Whew! Okay, let's get started.

Your form intersections are, remarkably, fantastically done. The linework is ridiculously confident, your forms feel cohesive and solid, and the way in which you've welded them all together reinforces the illusion that they all exist within a real, three dimensional world. Thinking about to the resistance you had to this exercise ages ago, it certainly is remarkable how far you've come along.

Your cylinders in boxes are similarly well done - there's one or two lines that fly off on their own but they're more outliers - most of them stay within a fairly respectable margin of error when it comes to alignment with the vanishing points of the container box.

With those out of the way, let's move onto your vehicle constructions. Amusingly enough, your coast guard boat demo drawing came out extremely squat, with the primary issue being more related to the width of the boat (which hadn't been accounted for in the visible proportion studies). That said, despite this glaring oversight, the result still looked entirely believable and real, if a touch toy-like. Still felt solid and real though. Pushing the foreshortening a little harder would have probably helped with the toy-like scale as well. We can see the difference between such shallow foreshortening there, and the electric bus drawing that follows - despite the boat clearly being way bigger, the bus ended up looking exaggeratedly large due to the more rapid convergences.

For this one, one thing that jumped out at me rather quickly was the lack of spacing between the treads and the main body beside it. Keeping things quite as tight as that can impede the impression that the vehicle itself can actually move without getting hung up on itself. Additionally, always remember the basic principles of perspective - that tread's foreshortening is super dramatic. As a whole, I think you jumped into the detail too soon on this and didn't block it in simply enough ahead of time. It can be pretty easy to use the subdivisions laid out already as landmarks and just jump into more specific layers of construction - and before long you will totally be able to do that. But for now, building the basic geometric forms first is an important step to take.

We can see you doing this a little more with the.. weird lamborghini pickup truck, which.. honestly upsets me more than I'd like to admit. Not the drawing, that is largely well done and blocked in quite nicely, though the alignmment of the back cylinders diverge a touch from the front wheels, so keep an eye on that.

I quite liked your camaro drawing - again, the proportions were a bit squat, but your grasp of spatial reasoning and construction are by and large well developed enough to ensure that the resulting object was believable and solid, and you even captured a good deal of its character.

Of all your drawings - at least the car ones specifically - I think the smart car is the best of the lot.
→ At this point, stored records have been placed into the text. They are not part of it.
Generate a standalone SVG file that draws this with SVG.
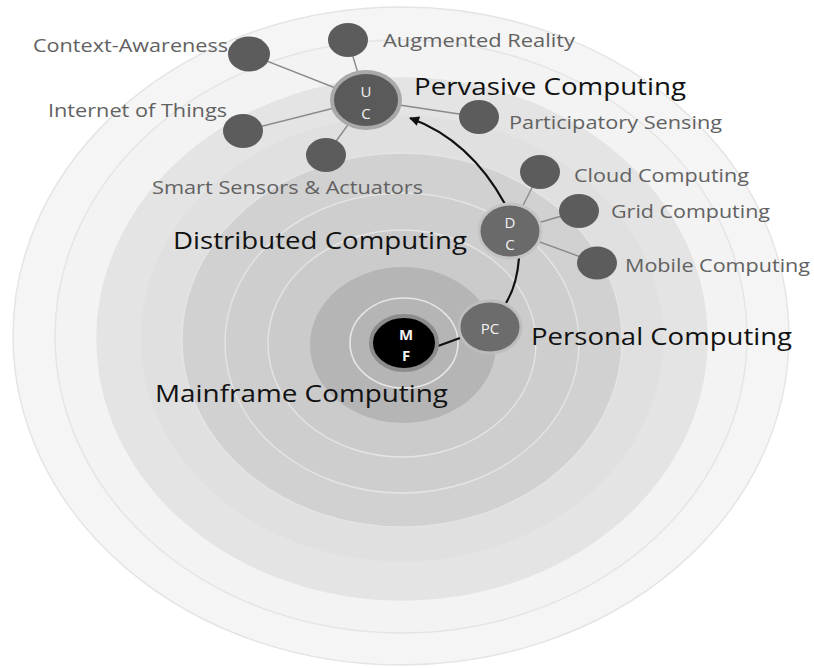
<svg xmlns="http://www.w3.org/2000/svg" width="814" height="668" viewBox="0 0 814 668">
<style>
.ring{stroke:#e4e4e4;stroke-width:1.4}
.sat{fill:#5c5c5c}
.con{stroke:#8a8a8a;stroke-width:1.4;fill:none}
.arc{stroke:#111;stroke-width:2.2;fill:none}
.lbl{font-family:"Open Sans",Lato,sans-serif;font-size:18.5px;fill:#626262}
.big{font-family:"Open Sans",Lato,sans-serif;font-size:23px;fill:#111}
.nt{font-family:"Open Sans",Lato,sans-serif;font-size:15px;fill:#f2f2f2;text-anchor:middle}
</style>
<defs>
<marker id="ah" viewBox="0 0 10 10" refX="9" refY="5" markerUnits="userSpaceOnUse" markerWidth="12" markerHeight="10" orient="auto">
<path d="M0,0 L10,5 L0,10 z" fill="#111"/>
</marker>
</defs>
<rect width="814" height="668" fill="#ffffff"/>
<g id="rings">
<ellipse class="ring" cx="401" cy="336" rx="388" ry="329" fill="#f5f5f5"/>
<ellipse class="ring" cx="401" cy="336.5" rx="346" ry="296.5" fill="#f3f3f3"/>
<ellipse class="ring" cx="402" cy="339" rx="305" ry="261" fill="#e4e4e4"/>
<ellipse class="ring" cx="402" cy="338.5" rx="262" ry="223.5" fill="#e0e0e0"/>
<ellipse class="ring" cx="402" cy="340" rx="220" ry="187" fill="#d1d1d1"/>
<ellipse class="ring" cx="402" cy="343" rx="177" ry="150" fill="#cecece"/>
<ellipse class="ring" cx="402" cy="343.5" rx="134" ry="113.5" fill="#cbcbcb"/>
<ellipse cx="403" cy="345" rx="93" ry="78" fill="#b5b5b5"/>
<ellipse cx="404" cy="343" rx="54" ry="45" fill="none" stroke="#e6e6e6" stroke-width="1.6"/>
</g>
<g id="connectors">
<line class="con" x1="366" y1="100" x2="249" y2="54"/>
<line class="con" x1="366" y1="100" x2="348" y2="40"/>
<line class="con" x1="366" y1="100" x2="243" y2="131"/>
<line class="con" x1="366" y1="100" x2="326" y2="155"/>
<line class="con" x1="366" y1="100" x2="479" y2="117"/>
<line class="con" x1="510" y1="231" x2="540" y2="172"/>
<line class="con" x1="510" y1="231" x2="579" y2="211"/>
<line class="con" x1="510" y1="231" x2="597" y2="263"/>
<line class="arc" x1="438" y1="346" x2="460" y2="338"/>
<path class="arc" d="M 506 303 Q 517 285 519 258"/>
<path class="arc" d="M 505 204 Q 470 140 410 118" marker-end="url(#ah)"/>
</g>
<g id="context-awareness">
<ellipse class="sat" cx="249" cy="54" rx="21" ry="17.5"/>
<text class="lbl" x="33" y="52" textLength="195" lengthAdjust="spacingAndGlyphs">Context-Awareness</text>
</g>
<g id="augmented-reality">
<ellipse class="sat" cx="348" cy="40" rx="20" ry="17"/>
<text class="lbl" x="383" y="47" textLength="192" lengthAdjust="spacingAndGlyphs">Augmented Reality</text>
</g>
<g id="internet-of-things">
<ellipse class="sat" cx="243" cy="131" rx="20" ry="17"/>
<text class="lbl" x="48" y="117" textLength="179" lengthAdjust="spacingAndGlyphs">Internet of Things</text>
</g>
<g id="smart-sensors">
<ellipse class="sat" cx="326" cy="155" rx="20" ry="17"/>
<text class="lbl" x="152" y="194" textLength="271" lengthAdjust="spacingAndGlyphs">Smart Sensors &amp; Actuators</text>
</g>
<g id="participatory-sensing">
<ellipse class="sat" cx="479" cy="117" rx="20" ry="17"/>
<text class="lbl" x="509" y="129" textLength="213" lengthAdjust="spacingAndGlyphs">Participatory Sensing</text>
</g>
<g id="cloud-computing">
<ellipse class="sat" cx="540" cy="172" rx="20" ry="17"/>
<text class="lbl" x="574" y="182" textLength="175" lengthAdjust="spacingAndGlyphs">Cloud Computing</text>
</g>
<g id="grid-computing">
<ellipse class="sat" cx="579" cy="211" rx="20" ry="17"/>
<text class="lbl" x="611" y="218" textLength="159" lengthAdjust="spacingAndGlyphs">Grid Computing</text>
</g>
<g id="mobile-computing">
<ellipse class="sat" cx="597" cy="263" rx="20" ry="16.5"/>
<text class="lbl" x="625" y="272" textLength="185" lengthAdjust="spacingAndGlyphs">Mobile Computing</text>
</g>
<g id="uc">
<ellipse cx="366" cy="100" rx="34" ry="28" fill="#5a5a5a" stroke="#a9a9a9" stroke-width="4"/>
<text class="nt" x="366" y="97" font-size="16">U</text>
<text class="nt" x="366" y="119" font-size="16">C</text>
<text class="big" x="414" y="95" textLength="272" lengthAdjust="spacingAndGlyphs">Pervasive Computing</text>
</g>
<g id="dc">
<ellipse cx="510" cy="231" rx="31" ry="27" fill="#6a6a6a" stroke="#c4c4c4" stroke-width="3"/>
<text class="nt" x="510" y="228" font-size="16">D</text>
<text class="nt" x="510" y="250" font-size="16">C</text>
<text class="big" x="173" y="249" textLength="294" lengthAdjust="spacingAndGlyphs">Distributed Computing</text>
</g>
<g id="pc">
<ellipse cx="490" cy="327" rx="31" ry="26" fill="#6c6c6c" stroke="#bdbdbd" stroke-width="3"/>
<text class="nt" x="490" y="334" font-size="14">PC</text>
<text class="big" x="531" y="345" textLength="261" lengthAdjust="spacingAndGlyphs">Personal Computing</text>
</g>
<g id="mf">
<ellipse cx="404" cy="343" rx="33" ry="27" fill="#000" stroke="#8c8c8c" stroke-width="4"/>
<text class="nt" x="406" y="340" font-weight="bold" fill="#fff">M</text>
<text class="nt" x="406" y="361" font-weight="bold" fill="#fff">F</text>
<text class="big" x="155" y="402" textLength="293" lengthAdjust="spacingAndGlyphs">Mainframe Computing</text>
</g>
</svg>
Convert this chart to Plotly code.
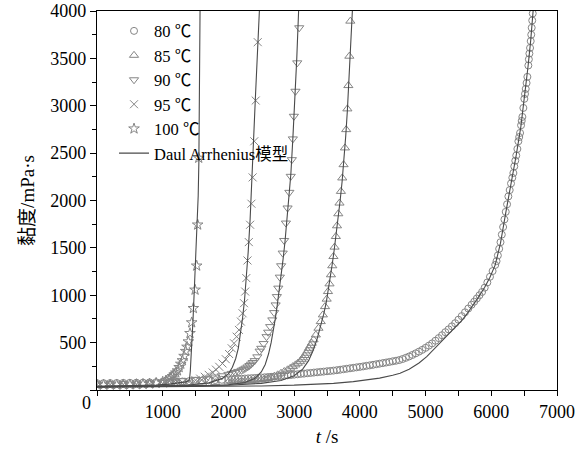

I can see you relying more and more on freehanding your lines (apparently frustrated with your ruler), and that does result in some imprecision with your lines, but here it still all comes out feeling solid and true. The same cannot be said about the weird stubby little plane that follows, but hey - I can only imagine you thought your ruler was a boomerang, and were stricken with grief that it did not return when you threw it into the outback.

Leaning heavily into freehanding isn't doing you a whole lot of favours when it comes to cars - the station wagon feels more like an old jalopy, or maybe like a sagging pair of pants being worn by a series of soggy cardboard boxes, but the correct decisionmaking (aside from giving your ruler to a flock of wild kangaroo) is all there. Just remember - if you're going to freehand things, the ghosting method is always going to be the king here. Don't go back over your marks, don't "sketch" so roughly. The ghosting method exists purely to allow you to execute your marks with confidence, without hesitation or fear of making a mistake. With that confidence, should come the willingness to accept whatever results, and not to try and hedge your bet and go back over it. Don't show weakness.

Your microjet is another big success. Yeah, the wings are misaligned, and the far one is definitely positioned in such a way that it connects to the body of the jet further back (be sure to draw through such forms in their entirety so you can understand how they all relate to one another). Still, I'm very happy with how solidly the forms do in fact connect to one another. Also, when it comes to figuring out how far wings should extend, the only trick I know for doing this is one I truly hate, specifically because it means looking at the reference as it exists in 2D space. You basically take the tip of the wing and draw a line across it (or eyeball it) to see what else is at the same "height" in the image, as shown here. You can also do the same working vertically instead of horizontally. Knowing how to use a straight edge can certainly help with this, though.

Lastly, your train at the end came out really nicely too. Not a complicated object to draw, given that it's really just a glorified box, but you handled the subdivision very well, and did a great job of shearing the angle across the front of the container box to properly lay out the front face of the train. All in all, very well done without much to complain about.

So! I think I'm overall pretty pleased with your work here. I think you could certainly get a lot more work in with the cars to increase your comfort, I think you made a lot of progress with them and have certainly stepped up from your initial "i don't want to draw cars, lessons 6 and 7 are useless to me, i only care about fuzzy critters".

With that, I'm going to go ahead and mark this lesson as complete. Congratulations on reaching your coveted greenie status, and I hope you continue improving as you've done so over the course of the last couple years.